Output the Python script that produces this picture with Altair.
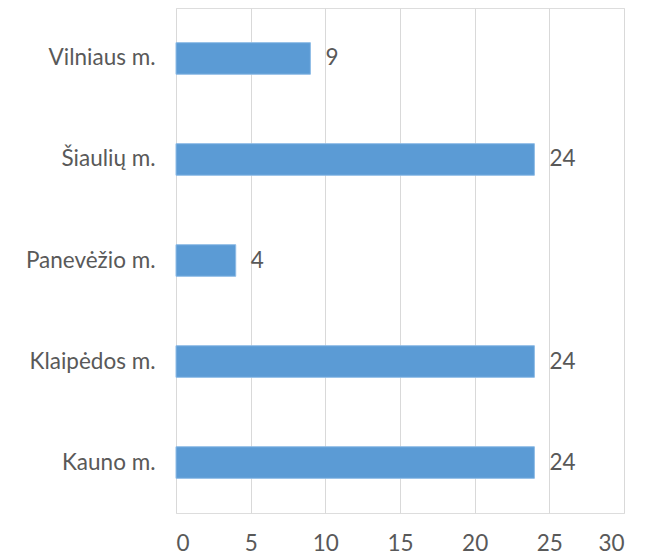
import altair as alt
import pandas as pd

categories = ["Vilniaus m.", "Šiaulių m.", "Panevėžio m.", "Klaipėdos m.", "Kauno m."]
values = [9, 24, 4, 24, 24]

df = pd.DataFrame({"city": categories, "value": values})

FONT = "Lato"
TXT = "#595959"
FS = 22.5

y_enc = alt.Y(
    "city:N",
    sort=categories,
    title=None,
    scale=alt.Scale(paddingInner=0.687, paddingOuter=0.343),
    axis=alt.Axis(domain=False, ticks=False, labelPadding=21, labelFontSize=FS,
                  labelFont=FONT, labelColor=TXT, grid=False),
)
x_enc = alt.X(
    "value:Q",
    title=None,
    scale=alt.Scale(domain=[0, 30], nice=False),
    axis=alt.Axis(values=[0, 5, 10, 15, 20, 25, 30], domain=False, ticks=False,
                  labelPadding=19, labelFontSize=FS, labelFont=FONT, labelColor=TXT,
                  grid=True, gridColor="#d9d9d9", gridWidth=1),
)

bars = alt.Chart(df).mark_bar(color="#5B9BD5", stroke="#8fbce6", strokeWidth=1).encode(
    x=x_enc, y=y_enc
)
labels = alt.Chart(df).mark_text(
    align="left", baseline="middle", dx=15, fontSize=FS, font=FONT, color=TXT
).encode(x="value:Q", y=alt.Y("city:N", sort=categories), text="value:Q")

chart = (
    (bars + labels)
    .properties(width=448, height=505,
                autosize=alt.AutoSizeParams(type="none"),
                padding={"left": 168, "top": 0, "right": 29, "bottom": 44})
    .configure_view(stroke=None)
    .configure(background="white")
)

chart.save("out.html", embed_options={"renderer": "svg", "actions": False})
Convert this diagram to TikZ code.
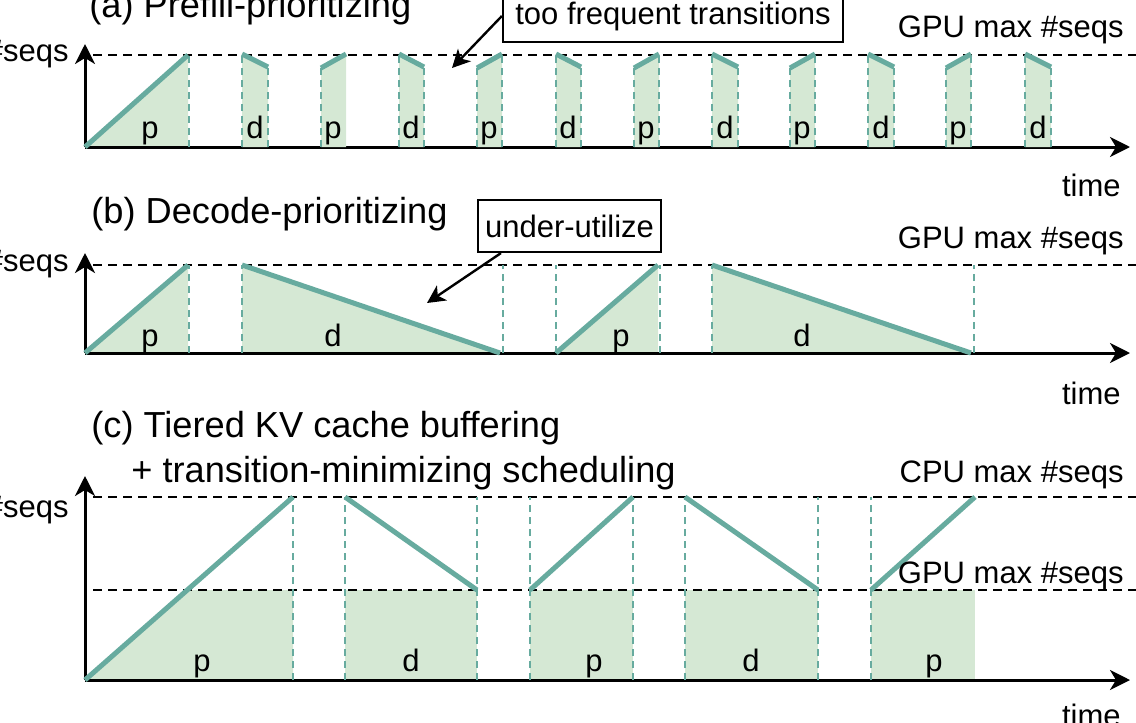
———
Copy out the lines that hold "this".

Output the Python script that produces this picture with Altair.
Convert this diagram to TikZ code.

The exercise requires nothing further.